Throughput usually drives ROI. “Max thickness” is often a rare job. Build your selection around the thicknesses that consume most cutting hours and the edge spec you must consistently deliver.

Does power selection change when I switch from stainless to aluminum?

Often yes. Aluminum’s thermal behavior and reflectivity can benefit from higher power and proven process configuration for stable, clean cutting—especially if you want speed and consistency across a broader thickness range.

What else affects edge quality besides power?

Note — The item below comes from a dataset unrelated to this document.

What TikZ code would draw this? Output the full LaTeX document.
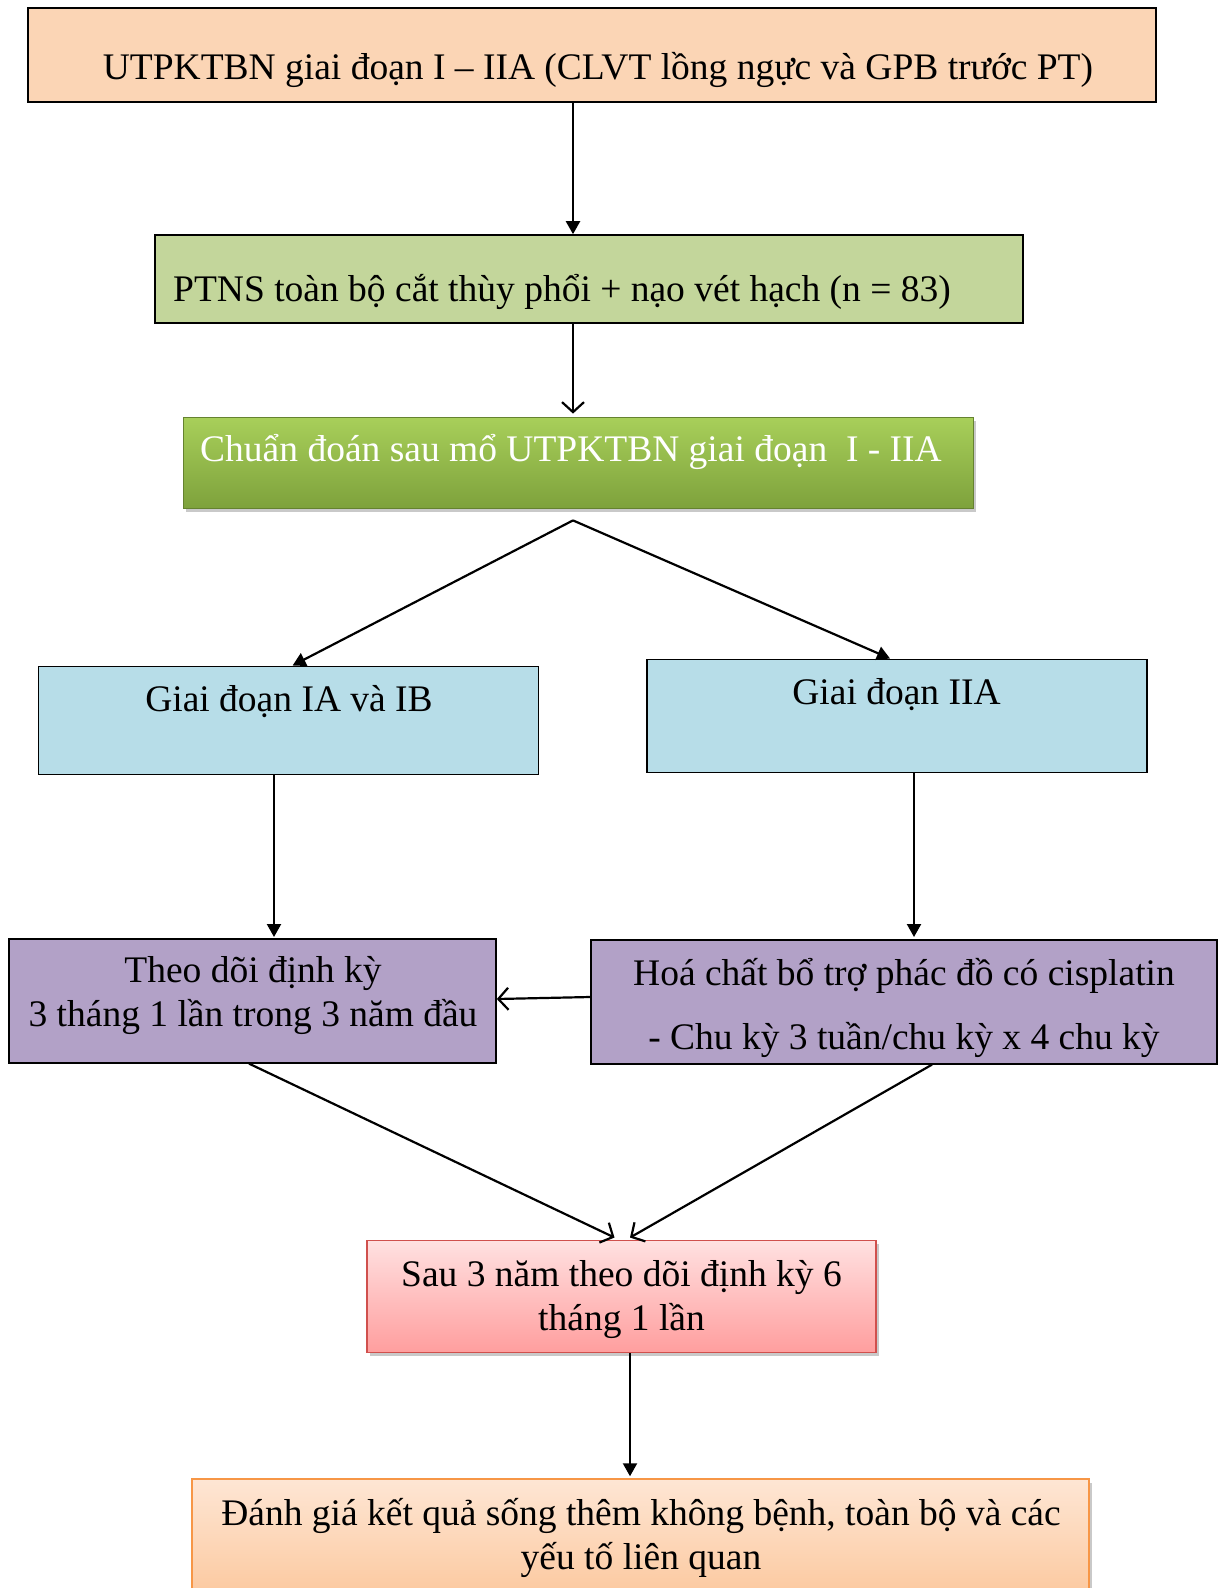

Assist gas pressure/purity, nozzle and focus setup, cutting head sensing/control, parameter tuning, and machine stability all influence burr, taper, dross, and heat tint. That’s why sample cutting is essential before finalizing power.

How do I validate power choice quickly?

Test cut your “decision thicknesses” (the ones that make you consider upgrading power). Confirm pierce success, speed stability, burr/taper limits, and whether the edge meets your downstream finishing/welding needs.

Should I decide bed size first or power first?

Do them together. Bed size affects handling flow and utilization; power affects throughput and cut quality. Your best setup is the combination that matches your sheet format, part mix, and edge requirements.